Last night ― and this awards season as a whole ― drove forward an important point we must not lose sight of: Every fave is problematic. To acknowledge that isn’t to absolve anyone of their sins, or dismiss their actions, however harmless or heinous. “Complicit” is a very easy word to throw around, but the complexities of complicity are much harder to pin down.

For women, the question of complicity is especially fraught ― calling out men who abuse their power has always been a risk for those operating in a system chiefly designed to protect these very men, but it is women who are most often scrutinized for their silence or complacency. And yet, for every Williams or Stone there’s a Matt Damon or George Clooney, men with more clout and more security. 

Again, to recognize this is not to suggest that Williams and Stone and any other women who have knowingly worked with or supported unseemly men in Hollywood should get a pass just because they’re speaking out now, or just because many of their male counterparts have faced less scrutiny in that respect. It remains to be seen, after all, how they choose to navigate their careers and admit their mistakes moving forward. It is valid, and vital, to acknowledge that many of the celebrities parading in black down the red carpet last night are the very celebrities who are complicit in the culture of sexual assault in Hollywood. 

But that’s the point, isn’t it? We are all complicit, in some way, and the harder it is to draw the lines between what makes one complicit or not, the more we must reckon with the repercussions of all of our actions, and the structures that allow powerful men to get away with so much for so long.

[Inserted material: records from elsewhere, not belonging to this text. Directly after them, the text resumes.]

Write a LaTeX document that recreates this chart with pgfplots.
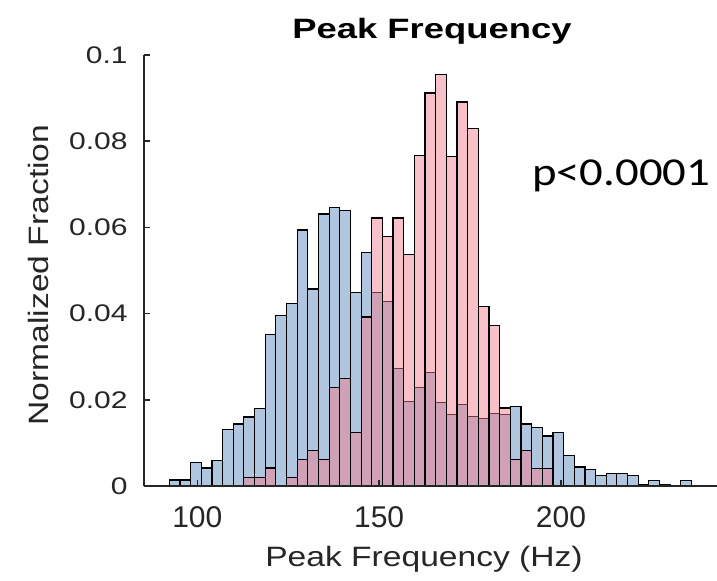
\documentclass[border=0pt]{standalone}
\usepackage{fontspec}
\usepackage{pgfplots}
\pgfplotsset{compat=1.18}
\setmainfont{Liberation Sans}
\newfontfamily\ytickfont[FakeStretch=1.25]{Liberation Sans}
\newfontfamily\labfont[FakeStretch=1.2]{Liberation Sans}
\newfontfamily\titfont[FakeStretch=1.3]{Liberation Sans}
\newfontfamily\pfont[FakeStretch=1.18]{Carlito}
\definecolor{hblue}{RGB}{176,197,222}
\definecolor{hred}{RGB}{240,121,138}

\begin{document}
\begin{tikzpicture}
\begin{axis}[
    at={(0,0)}, anchor=south west,
    scale only axis, width=286.5pt, height=215.5pt,
    xmin=85.345, xmax=242.89, ymin=0, ymax=0.1,
    axis x line*=bottom, axis y line*=left,
    axis line style={-, line width=1pt, color=black!85},
    tick align=inside, major tick length=3pt,
    tick style={line width=0.8pt, color=black!85},
    xtick={100,150,200}, xticklabels={100,150,200},
    ytick={0,0.02,0.04,0.06,0.08,0.1},
    yticklabels={0,0.02,0.04,0.06,0.08,0.1},
    xticklabel style={font=\fontsize{15}{18}\selectfont, text=black!85,
        anchor=north, inner sep=0pt, yshift=-10pt},
    yticklabel style={font=\ytickfont\fontsize{12}{14}\selectfont, text=black!85,
        anchor=east, inner sep=0pt, xshift=-8pt},
    title={Peak Frequency},
    every axis title shift=0pt,
    title style={font=\titfont\bfseries\fontsize{14}{16}\selectfont,
        at={(axis description cs:0.5026,1.0387)}, anchor=base,
        yshift=0pt, inner sep=0pt},
    xlabel={Peak Frequency (Hz)},
    xlabel style={font=\labfont\fontsize{14}{16}\selectfont, text=black!85,
        at={(axis description cs:0.4887,-0.1872)}, anchor=base, inner sep=0pt},
    ylabel={Normalized Fraction},
    ylabel style={font=\labfont\fontsize{14}{16}\selectfont, text=black!85,
        at={(axis description cs:-0.185,0.4896)}, anchor=center, inner sep=0pt},
    axis on top, clip=false,
]
% blue histogram (bin edges, normalized counts)
\addplot[ybar interval, fill=hblue, draw=black, line width=0.6pt]
    coordinates {
    (92.30,0.0014)(95.23,0.0014)(98.16,0.0054)(101.09,0.0042)(104.02,0.0059)
    (106.95,0.0132)(109.88,0.0144)(112.81,0.0160)(115.74,0.0180)(118.67,0.0352)
    (121.60,0.0395)(124.53,0.0424)(127.46,0.0594)(130.39,0.0457)(133.32,0.0631)
    (136.25,0.0647)(139.18,0.0640)(142.11,0.0449)(145.04,0.0542)(147.97,0.0449)
    (150.90,0.0429)(153.83,0.0273)(156.76,0.0197)(159.69,0.0229)(162.62,0.0263)
    (165.55,0.0193)(168.48,0.0165)(171.41,0.0189)(174.34,0.0161)(177.27,0.0157)
    (180.20,0.0168)(183.13,0.0165)(186.06,0.0185)(188.99,0.0144)(191.92,0.0136)
    (194.85,0.0116)(197.78,0.0124)(200.71,0.0071)(203.64,0.0044)(206.57,0.0039)
    (209.50,0.0025)(212.43,0.0029)(215.36,0.0029)(218.29,0.0025)(221.22,0.0003)
    (224.15,0.0013)(227.08,0.0003)(230.01,0)(232.94,0.0013)(235.87,0)
    };
% red histogram, semi-transparent on top
\addplot[ybar interval, fill=hred, fill opacity=0.47, draw=black, line width=0.6pt]
    coordinates {
    (112.81,0.0019)(115.74,0.0019)(118.67,0.0042)(121.60,0)(124.53,0.0019)
    (127.46,0.0062)(130.39,0.0083)(133.32,0.0062)(136.25,0.0229)(139.18,0.0250)
    (142.11,0.0124)(145.04,0.0392)(147.97,0.0622)(150.90,0.0579)(153.83,0.0622)
    (156.76,0.0538)(159.69,0.0767)(162.62,0.0912)(165.55,0.0954)(168.48,0.0765)
    (171.41,0.0891)(174.34,0.0830)(177.27,0.0416)(180.20,0.0372)(183.13,0.0181)
    (186.06,0.0062)(188.99,0.0083)(191.92,0.0041)(194.85,0.0041)(197.78,0)
    };
\end{axis}
\node[anchor=base west, inner sep=0pt, font=\pfont\fontsize{19.8}{22}\selectfont]
    at (193.85pt,150.5pt) {p<0.0001};
\pgfresetboundingbox
\useasboundingbox (-72pt,-47pt) rectangle (286.5pt,243pt);
\end{tikzpicture}
\end{document}
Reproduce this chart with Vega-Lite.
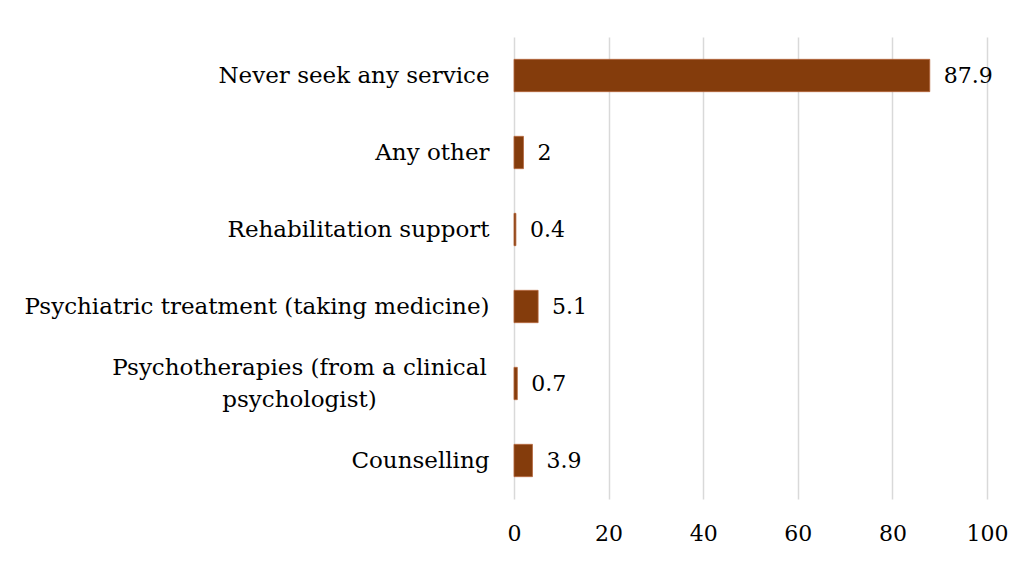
{
  "$schema": "https://vega.github.io/schema/vega-lite/v6.json",
  "autosize": "none",
  "padding": {"left": 514, "top": 37, "right": 39, "bottom": 64},
  "width": 473,
  "height": 462,
  "background": "white",
  "config": {"view": {"stroke": null}, "font": "DejaVu Serif"},
  "data": {"values": [
    {"service": "Never seek any service", "value": 87.9},
    {"service": "Any other", "value": 2},
    {"service": "Rehabilitation support", "value": 0.4},
    {"service": "Psychiatric treatment (taking medicine)", "value": 5.1},
    {"service": "Psychotherapies (from a clinical psychologist)", "value": 0.7},
    {"service": "Counselling", "value": 3.9}
  ]},
  "encoding": {
    "y": {
      "field": "service", "type": "nominal", "sort": null, "title": null,
      "scale": {"paddingInner": 0.58, "paddingOuter": 0.29},
      "axis": {
        "domain": false, "ticks": false,
        "labelPadding": {"condition": {"test": "datum.value == 'Psychotherapies (from a clinical psychologist)'", "value": 215}, "value": 25},
        "labelAlign": {"condition": {"test": "datum.value == 'Psychotherapies (from a clinical psychologist)'", "value": "center"}, "value": "right"},
        "labelFontSize": 23, "labelColor": "#000000", "labelLimit": 700,
        "labelFont": "DejaVu Serif", "labelLineHeight": 32,
        "labelOffset": {"condition": {"test": "datum.value == 'Psychotherapies (from a clinical psychologist)'", "value": -16}, "value": 0},
        "labelExpr": "datum.label == 'Psychotherapies (from a clinical psychologist)' ? ['Psychotherapies (from a clinical', 'psychologist)'] : datum.label"
      }
    },
    "x": {
      "field": "value", "type": "quantitative", "title": null,
      "scale": {"domain": [0, 100]},
      "axis": {
        "values": [0, 20, 40, 60, 80, 100], "domain": false, "ticks": false, "labelFlush": false,
        "labelPadding": 24, "labelFontSize": 22, "labelColor": "#000000",
        "labelFont": "DejaVu Serif",
        "gridColor": "#D9D9D9", "gridWidth": 1.5
      }
    }
  },
  "layer": [
    {"mark": {"type": "bar", "color": "#843C0C", "stroke": "#B5653A", "strokeWidth": 0.8}},
    {"mark": {"type": "text", "align": "left", "baseline": "middle", "dx": 14, "fontSize": 22, "font": "DejaVu Serif", "color": "#000000"},
     "encoding": {"text": {"field": "value", "type": "quantitative"}}}
  ]
}
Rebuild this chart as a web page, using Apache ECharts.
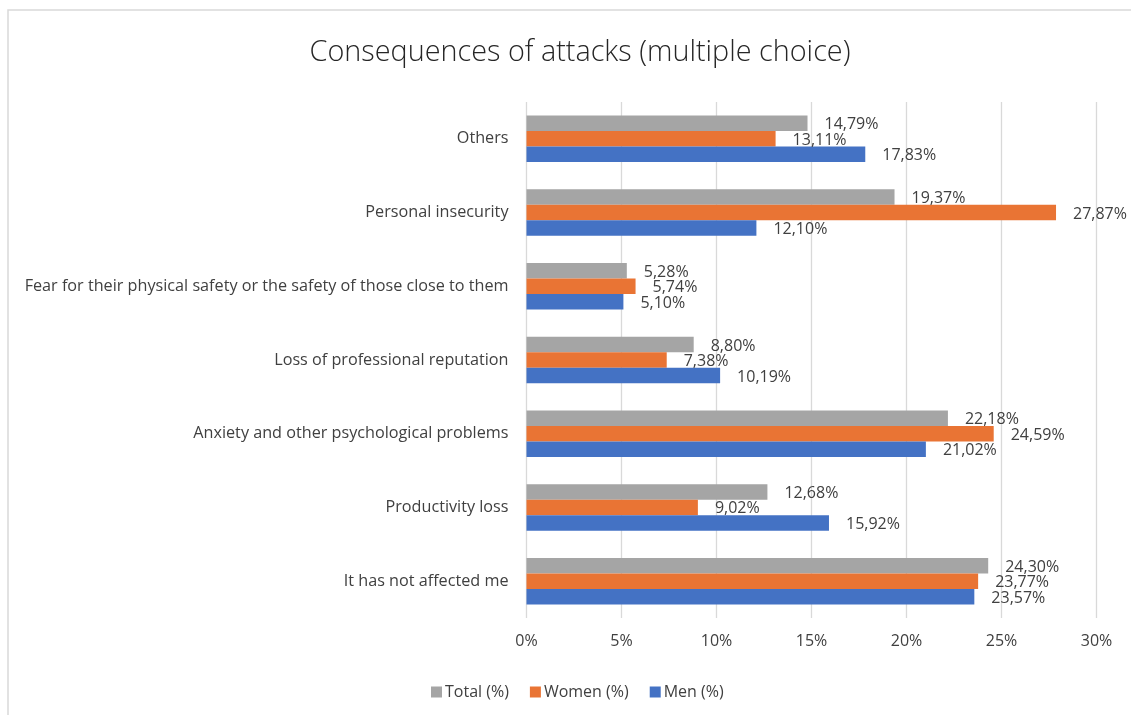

Hollywood and award shows already lend themselves beautifully to cynicism and apathy, because Hollywood is, largely, bullshit. Award shows perhaps more so. Couple the artifice and self-congratulation with the knowledge that so many trumpeting support for change are part of the very reason we need it, and it’s easy to look at the whole thing as a farce, as a spectacle. 

It’s tempting, yes. But we really can’t afford to be skeptics at a time like this. Whether CAA, Emma Stone or any of the countless men who wore Time’s Up pins did so genuinely or as a way to redeem their brands in light of their past (or future) transgressions is peripheral to what’s actually at stake.

Every cringe-inducing joke Meyers made and every preening acceptance speech is necessary because it keeps the conversation (however shallow) at the top of the collective consciousness. And that is, however depressingly, something.